▶ _GIVEN INFORMATION_
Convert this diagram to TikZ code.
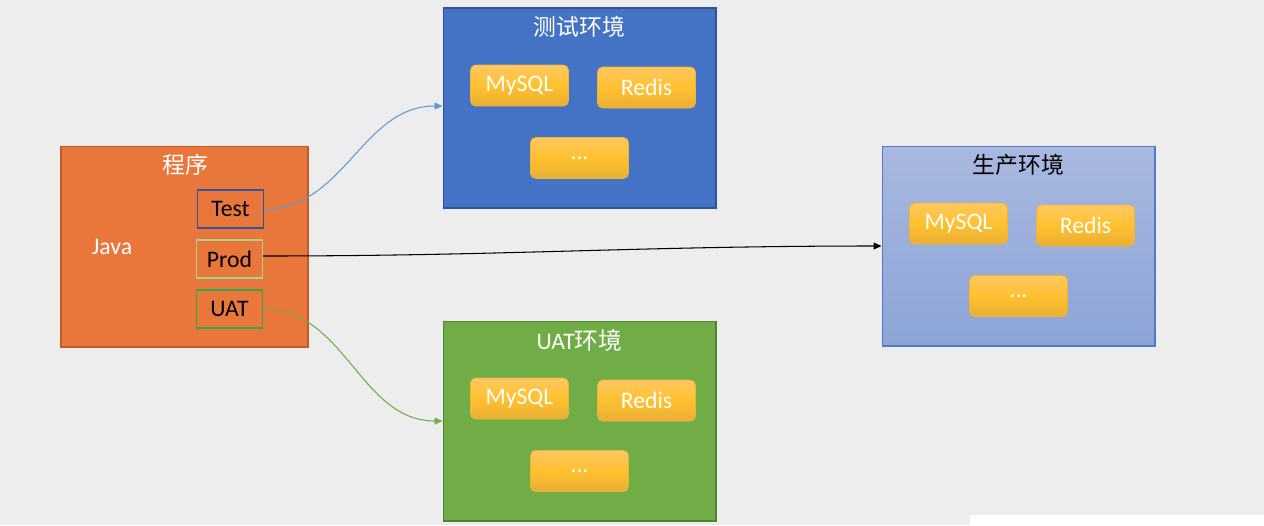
\documentclass[tikz,border=0pt]{standalone}
\usepackage{fontspec}
\setmainfont{Carlito}
\newfontfamily\cjk{Noto Sans CJK SC}
\usepackage{xcolor}
\usetikzlibrary{arrows.meta,positioning,calc}

\definecolor{bgGray}{HTML}{EDEDED}
\definecolor{progOrange}{HTML}{E9773C}
\definecolor{progEdge}{HTML}{C55A28}
\definecolor{testBlue}{HTML}{4472C4}
\definecolor{testEdge}{HTML}{2F5597}
\definecolor{prodTop}{HTML}{A9B8E0}
\definecolor{prodBot}{HTML}{8CA4D7}
\definecolor{prodEdge}{HTML}{4F7AC7}
\definecolor{uatGreen}{HTML}{70AD47}
\definecolor{uatEdge}{HTML}{548235}
\definecolor{dbTop}{HTML}{FFC860}
\definecolor{dbMid}{HTML}{FFC12F}
\definecolor{dbBot}{HTML}{E9AE34}
\definecolor{dbEdge}{HTML}{EEB43A}
\definecolor{lineBlue}{HTML}{5B9BD5}
\definecolor{tagLime}{HTML}{A9D18E}
\definecolor{tagGreen}{HTML}{2EA84A}

\begin{document}
\begin{tikzpicture}[
    x=0.02cm, y=-0.02cm,
    env/.style={rectangle, draw, line width=0.6pt, minimum width=5.46cm,
                minimum height=4cm, inner sep=0pt},
    db/.style={rectangle, rounded corners=3pt, draw=dbEdge, line width=0.5pt,
               top color=dbTop, bottom color=dbBot, middle color=dbMid,
               minimum width=1.96cm, minimum height=0.82cm, inner sep=0pt,
               text=white, font=\fontsize{13.5}{15}\selectfont},
    tag/.style={rectangle, draw, line width=0.6pt, minimum width=1.32cm,
                minimum height=0.76cm, inner sep=0pt,
                font=\fontsize{13.5}{15}\selectfont},
    title/.style={font=\cjk\fontsize{13}{15}\selectfont, inner sep=0pt},
    link/.style={-{Triangle[length=1.6mm,width=1.4mm]}, line width=0.6pt}
]
% background
\fill[bgGray] (0,0) rectangle (1264,525);
\fill[white] (970,515) rectangle (1264,525);
\useasboundingbox (0,0) rectangle (1264,525);

% program
\node[rectangle, draw=progEdge, fill=progOrange, line width=0.6pt,
      minimum width=4.94cm, minimum height=4.02cm] (prog) at (184.5,246.5) {};
\node[title, text=white] (progtitle) at (185,165) {程序};
\node[text=white, font=\fontsize{13.5}{15}\selectfont] (java) at (112,247) {Java};
\node[tag, draw=testEdge] (test) at (230.5,209) {Test};
\node[tag, draw=tagLime]  (prod) at (229.5,259) {Prod};
\node[tag, draw=tagGreen] (uat)  at (229.5,309) {UAT};

% environments
\node[env, draw=testEdge, fill=testBlue] (testenv) at (579.5,108) {};
\node[env, draw=prodEdge, top color=prodTop, bottom color=prodBot] (prodenv) at (1018.5,246) {};
\node[env, draw=uatEdge, fill=uatGreen] (uatenv) at (579.5,421) {};

\node[title, text=white] (testtitle) at ($(testenv.north)+(0,19)$) {测试环境};
\node[title, text=black] (prodtitle) at ($(prodenv.north)+(0,19)$) {生产环境};
\node[title, text=white] (uattitle)  at ($(uatenv.north)+(0,20)$) {\fontsize{13.5}{15}\selectfont\rmfamily UAT\cjk 环境};

\foreach \e in {testenv,prodenv,uatenv} {
    \node[db] (\e-mysql) at ($(\e)+(-60,-22.5)$) {MySQL};
    \node[db] (\e-redis) at ($(\e)+(67,-20.5)$) {Redis};
    \node[db] (\e-more)  at ($(\e)+(0,50)$) {...};
}

% connectors
\draw[link, lineBlue] (test.east) to[out=0, in=180] ($(testenv.west)+(0,-2)$);
\draw[link, black] ($(prod.east)+(0,-3)$) to[out=0, in=180] (prodenv.west);
\draw[link, uatGreen] (uat.east) to[out=0, in=180] (uatenv.west);
\end{tikzpicture}
\end{document}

▶ _EXERCISE AIM_
All of the lines above should be printed exactly, minus the pictures.

▶ _EXERCISE ANSWER_
Convert this diagram to TikZ code.
\documentclass[tikz,border=0pt]{standalone}
\usepackage{fontspec}
\setmainfont{Carlito}
\newfontfamily\cjk{Noto Sans CJK SC}
\usepackage{xcolor}
\usetikzlibrary{arrows.meta,positioning,calc}

\definecolor{bgGray}{HTML}{EDEDED}
\definecolor{progOrange}{HTML}{E9773C}
\definecolor{progEdge}{HTML}{C55A28}
\definecolor{testBlue}{HTML}{4472C4}
\definecolor{testEdge}{HTML}{2F5597}
\definecolor{prodTop}{HTML}{A9B8E0}
\definecolor{prodBot}{HTML}{8CA4D7}
\definecolor{prodEdge}{HTML}{4F7AC7}
\definecolor{uatGreen}{HTML}{70AD47}
\definecolor{uatEdge}{HTML}{548235}
\definecolor{dbTop}{HTML}{FFC860}
\definecolor{dbMid}{HTML}{FFC12F}
\definecolor{dbBot}{HTML}{E9AE34}
\definecolor{dbEdge}{HTML}{EEB43A}
\definecolor{lineBlue}{HTML}{5B9BD5}
\definecolor{tagLime}{HTML}{A9D18E}
\definecolor{tagGreen}{HTML}{2EA84A}

\begin{document}
\begin{tikzpicture}[
    x=0.02cm, y=-0.02cm,
    env/.style={rectangle, draw, line width=0.6pt, minimum width=5.46cm,
                minimum height=4cm, inner sep=0pt},
    db/.style={rectangle, rounded corners=3pt, draw=dbEdge, line width=0.5pt,
               top color=dbTop, bottom color=dbBot, middle color=dbMid,
               minimum width=1.96cm, minimum height=0.82cm, inner sep=0pt,
               text=white, font=\fontsize{13.5}{15}\selectfont},
    tag/.style={rectangle, draw, line width=0.6pt, minimum width=1.32cm,
                minimum height=0.76cm, inner sep=0pt,
                font=\fontsize{13.5}{15}\selectfont},
    title/.style={font=\cjk\fontsize{13}{15}\selectfont, inner sep=0pt},
    link/.style={-{Triangle[length=1.6mm,width=1.4mm]}, line width=0.6pt}
]
% background
\fill[bgGray] (0,0) rectangle (1264,525);
\fill[white] (970,515) rectangle (1264,525);
\useasboundingbox (0,0) rectangle (1264,525);

% program
\node[rectangle, draw=progEdge, fill=progOrange, line width=0.6pt,
      minimum width=4.94cm, minimum height=4.02cm] (prog) at (184.5,246.5) {};
\node[title, text=white] (progtitle) at (185,165) {程序};
\node[text=white, font=\fontsize{13.5}{15}\selectfont] (java) at (112,247) {Java};
\node[tag, draw=testEdge] (test) at (230.5,209) {Test};
\node[tag, draw=tagLime]  (prod) at (229.5,259) {Prod};
\node[tag, draw=tagGreen] (uat)  at (229.5,309) {UAT};

% environments
\node[env, draw=testEdge, fill=testBlue] (testenv) at (579.5,108) {};
\node[env, draw=prodEdge, top color=prodTop, bottom color=prodBot] (prodenv) at (1018.5,246) {};
\node[env, draw=uatEdge, fill=uatGreen] (uatenv) at (579.5,421) {};

\node[title, text=white] (testtitle) at ($(testenv.north)+(0,19)$) {测试环境};
\node[title, text=black] (prodtitle) at ($(prodenv.north)+(0,19)$) {生产环境};
\node[title, text=white] (uattitle)  at ($(uatenv.north)+(0,20)$) {\fontsize{13.5}{15}\selectfont\rmfamily UAT\cjk 环境};

\foreach \e in {testenv,prodenv,uatenv} {
    \node[db] (\e-mysql) at ($(\e)+(-60,-22.5)$) {MySQL};
    \node[db] (\e-redis) at ($(\e)+(67,-20.5)$) {Redis};
    \node[db] (\e-more)  at ($(\e)+(0,50)$) {...};
}

% connectors
\draw[link, lineBlue] (test.east) to[out=0, in=180] ($(testenv.west)+(0,-2)$);
\draw[link, black] ($(prod.east)+(0,-3)$) to[out=0, in=180] (prodenv.west);
\draw[link, uatGreen] (uat.east) to[out=0, in=180] (uatenv.west);
\end{tikzpicture}
\end{document}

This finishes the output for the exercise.